Pascual García (pasgarcia62@gmail.com)
En el patio que hay frente a la casa de mi infancia solían dormitar descuidados y holgazanes, mostrando sus vergüenzas sin empacho, algunos perros al sol o al resguardo del viento helado de febrero. Parecían inofensivos porque eran de pequeño tamaño y no tenían la boca demasiado agresiva pero recuerdo que un día me quedé mirando fijo a uno de ellos mientras daba buena cuenta de un hueso ya pelado y, de repente, sentí la quemazón de un mordisco raudo y doloroso que obró en mi ánimo como una vacuna contra el resto de los perros de mi vida, animales a los que respeto y quiero pero de los que no siempre me fío.
Poseían aquellos ejemplares una raza indefinida o ninguna raza y nosotros los llamábamos burreros o rateros, porque entre sus habilidades estaban la de ahuyentar a las ratas, y matarlas incluso, en los corrales de aquel barrio viejo o morderles las patas a los jumentos mientras subían cargados de hortalizas de la huerta, fatigados del viaje y ya en las últimas y empinadas cuestas del Castillo.

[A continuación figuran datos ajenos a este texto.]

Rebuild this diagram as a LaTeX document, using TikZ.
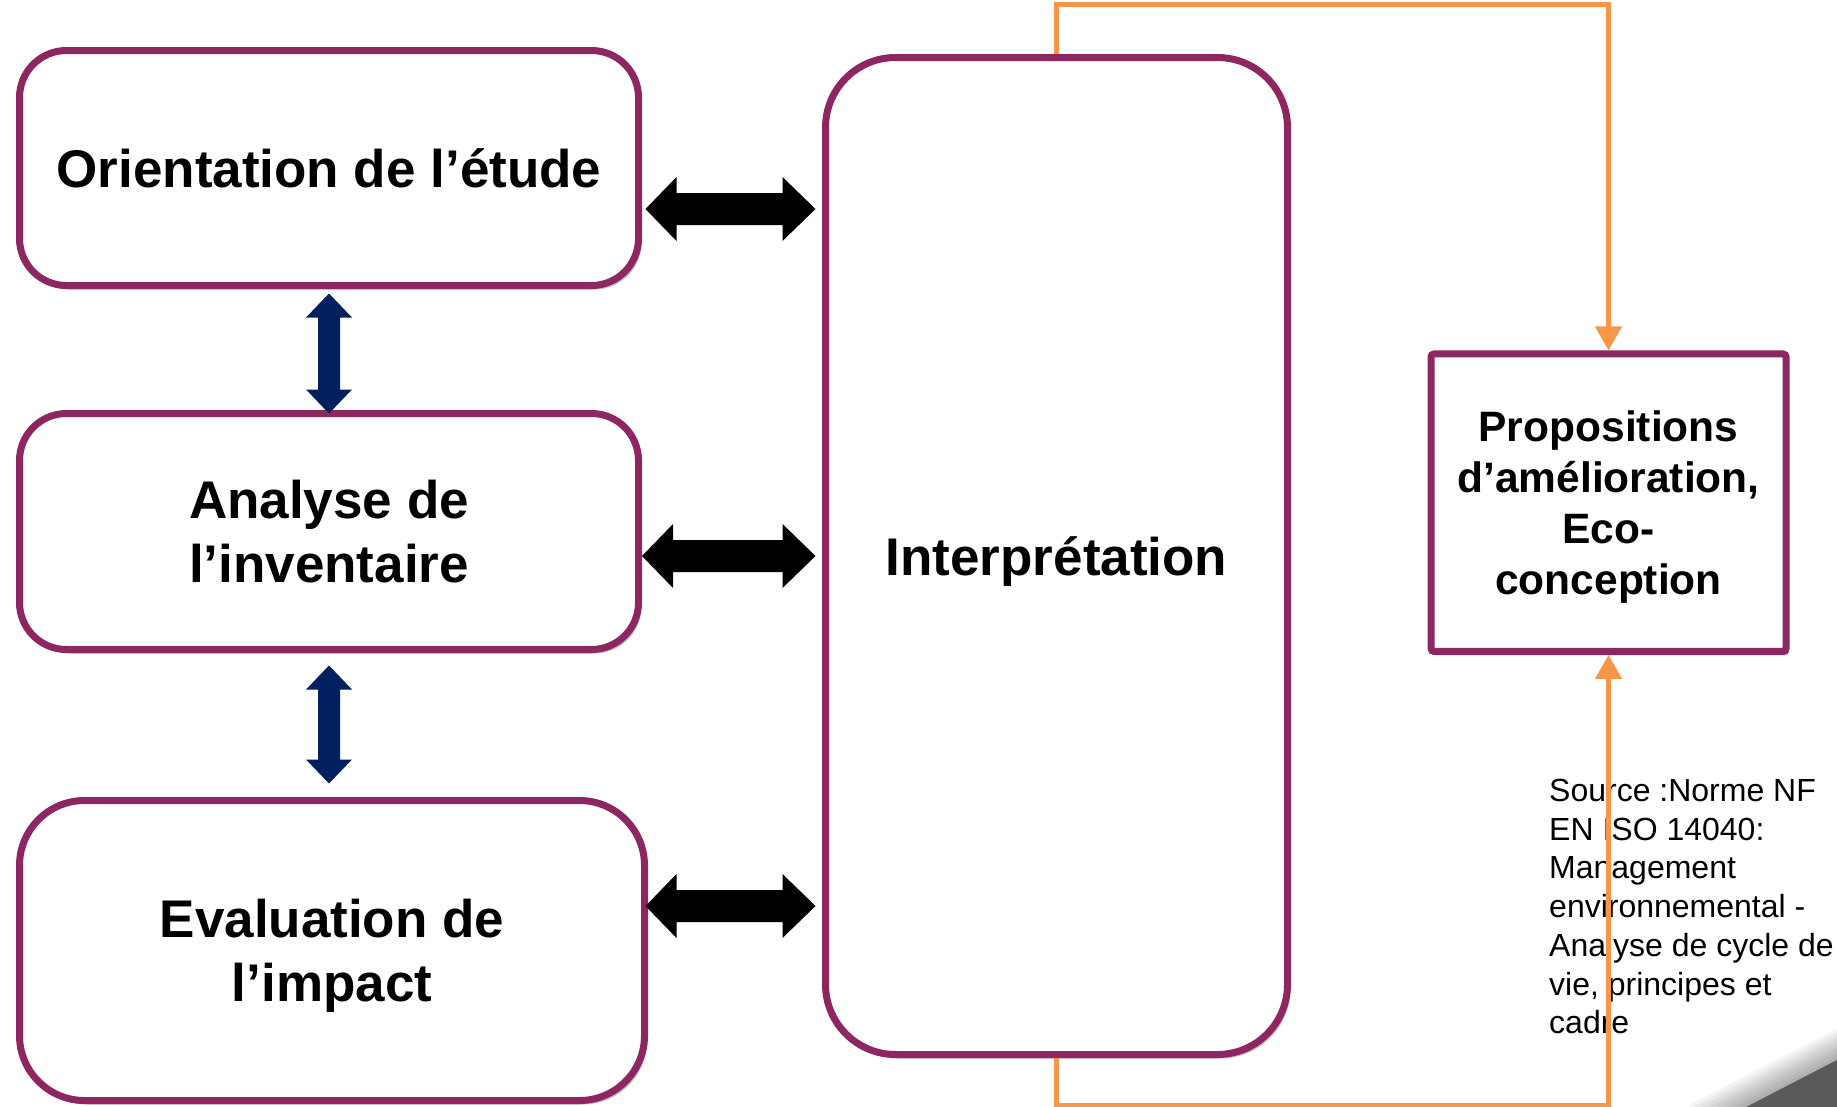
\documentclass[tikz,border=0pt]{standalone}
\usepackage{fontspec}
\setmainfont{Liberation Sans}
\usetikzlibrary{arrows.meta,calc,shadows}
\definecolor{boxpurple}{RGB}{142,38,98}
\definecolor{linkorange}{RGB}{247,150,70}
\definecolor{navyarrow}{RGB}{0,32,96}
\definecolor{cornergray}{RGB}{90,90,90}
\newcommand\hdblarrow[2]{%
  \fill[black] (#1) -- ++(31,-32) -- ++(0,16) -- ($(#2)+(-33,-16)$) -- ++(0,-16) -- (#2)
    -- ++(-33,32) -- ++(0,-16) -- ($(#1)+(31,16)$) -- ++(0,16) -- cycle;}
\newcommand\vdblarrow[2]{%
  \fill[navyarrow] (#1) -- ++(23,24) -- ++(-12,0) -- ($(#2)+(11,-24)$) -- ++(12,0) -- (#2)
    -- ++(-23,-24) -- ++(12,0) -- ($(#1)+(-11,24)$) -- ++(-12,0) -- cycle;}
\begin{document}
\begin{tikzpicture}[x=1pt,y=-1pt,
  stagebox/.style={draw=boxpurple, line width=7pt, fill=white, rounded corners=#1,
    inner sep=0pt, align=center, font=\bfseries\fontsize{53}{64}\selectfont,
    drop shadow={shadow xshift=3pt, shadow yshift=-4pt, opacity=0.25, fill=black}},
  orangelink/.style={draw=linkorange, line width=4.5pt, -{Triangle[width=26pt,length=24pt]}},
  sourcetext/.style={anchor=north west, inner sep=0pt, align=left,
    font=\fontsize{32}{38.7}\selectfont}
]
\useasboundingbox (0,0) rectangle (1837,1106);
\fill[white] (0,0) rectangle (1837,1106);
\begin{scope}
  \clip (0,0) rectangle (1837,1106);
  \foreach \k in {8,7,...,1}
    \fill[black, opacity=0.045]
      ($(1703.5,1129)+(-0.46*\k*3.5,-0.89*\k*3.5)$) -- ($(1881.5,1037)+(-0.46*\k*3.5,-0.89*\k*3.5)$)
      -- (1900,1200) -- (1650,1200) -- cycle;
  \fill[cornergray] (1703.5,1129) -- (1881.5,1037) -- (1900,1200) -- (1650,1200) -- cycle;
\end{scope}

\node[stagebox=47pt, minimum width=619pt, minimum height=235pt] (orient) at (329,168)
  {Orientation de l’étude};
\node[stagebox=47pt, minimum width=619pt, minimum height=236pt] (analyse) at (329,531.5)
  {Analyse de\\l’inventaire};
\node[stagebox=65pt, minimum width=625pt, minimum height=300pt, text depth=0pt] (evalimp) at (332,950.5)
  {Evaluation de\\l’impact};
\node[stagebox=70pt, minimum width=462pt, minimum height=997pt, text depth=0pt] (interp) at (1056.5,556)
  {Interprétation};
\node[stagebox=3pt, minimum width=355pt, minimum height=297.5pt, text depth=0pt,
  font=\bfseries\fontsize{42.5}{51}\selectfont] (props) at (1608.5,502.7)
  {Propositions\\d’amélioration,\\Eco-\\conception};

\node[sourcetext] (src) at (1549,779)
  {Source :Norme NF\\EN ISO 14040:\\Management\\environnemental -\\Analyse de cycle de\\vie, principes et\\cadre};

% horizontal double arrows
\coordinate (h1a) at ($(orient.east)+(3.5,41)$);
\coordinate (h1b) at ($(interp.west |- h1a)+(-6.5,0)$);
\coordinate (h2a) at ($(analyse.east)+(0,24.5)$);
\coordinate (h2b) at ($(interp.west |- h2a)+(-6.5,0)$);
\coordinate (h3a) at ($(evalimp.east)+(-2.5,-44.5)$);
\coordinate (h3b) at ($(interp.west |- h3a)+(-6.5,0)$);
\hdblarrow{h1a}{h1b}
\hdblarrow{h2a}{h2b}
\hdblarrow{h3a}{h3b}

% vertical double arrows
\coordinate (v1a) at ($(orient.south)+(0,4.5)$);
\coordinate (v1b) at ($(analyse.north)+(0,3.5)$);
\coordinate (v2a) at ($(analyse.south)+(0,12.5)$);
\coordinate (v2b) at ($(analyse.south |- evalimp.north)+(0,-13.5)$);
\vdblarrow{v1a}{v1b}
\vdblarrow{v2a}{v2b}

% orange feedback links
\draw[orangelink] (interp.north) -- ++(0,-49.5) -| (props.north);
\draw[orangelink] (interp.south) -- ++(0,47.5) -| (props.south);
\end{tikzpicture}
\end{document}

Eran pequeños pero tenían un carácter endiablado y había que guardarles el aire porque no admitían agasajos o mimos de algún desconocido; alguna vez también osé acariciarles el lomo mientras pasaba alguno por la Calle Curato, majestuoso y en silencio, y vi cómo se retorcía de repente con una agilidad insólita y mordía mi mano despiadado, la mano que había intentado disfrutar de la cálida suavidad de su pelaje.
Eran animales ariscos y enseñaban los dientes con la boca entreabierta, como si hubiesen nacido ya enfurecidos contra la propia vida aunque su apariencia fuese la de unos canes serenos y plácidos que no parecían querer nada con nadie. Ladraban, gruñían, hacían su trabajo en los corrales y con los burros que iban y venían de la huerta, atendían a sus amos benevolentes de los que les llegaba la comida y la bebida, se ahuyentaban espantados cuando oían la palabra picho y se largaban a esconderse en el interior de las casas. Eran asustadizos, imprevisibles y pertenecían al paisaje habitual de un pueblo varado en su propia historia, cuyas calles de barrio habían terminado perteneciéndonos a los muchachos que jugábamos a la pelota o al burro ensimismados y que apenas reparábamos en aquellos chuchos anónimos de estampa inofensiva aunque de temperamento vivo.
En el fondo eran semejantes en lo físico y en el carácter a los hombres del barrio, no muy altos pero broncos, decididos y duros, que afrontaban su existencia con arrestos y con paciencia y que al mal tiempo ponían buena cara. Sin pedrigree alguno, por supuesto, pero con la clase y el marchamo de los que habían sido educados en la calle y les tenían miedo a muy pocas cosas.
Con el paso del tiempo hemos adquirido cierta tendencia a rodearnos de lujo y de animales caros que nos otorgan un estatus elevado y distinguido; aborrecemos la vulgaridad y nos acogemos a las novedades a ultranza y a las rarezas sin cuento, de manera que en los últimos años proliferan entre nosotros perros de orígenes extravagantes, exóticos y casi fuera de lugar, pero de una estampa distinguida y bella, o fiera y violenta. Nos hemos olvidado de los chuchos callejeros y de su contrastada inteligencia y fidelidad. Buscamos con una obsesión casi segregacionista, que recuerda a caducas políticas fascistas, los ejemplares más depurados desde un punto de vista estético y de un gusto muy particular, nos ocupamos de su apareamiento, cuidamos su alimentación, los llevamos regularmente al veterinario y apenas los dejamos libres unos segundos para que no se mezclen sin control y de un modo desordenado con el resto de sus congéneres.
Pero aquellos perros del barrio del Castillo, gruñones, sobrios, apretados de carnes y útiles, ya no están con nosotros como no está aquel tiempo ni aquellos muchachos que jugaban en la calle todo el día sin pensar en el futuro.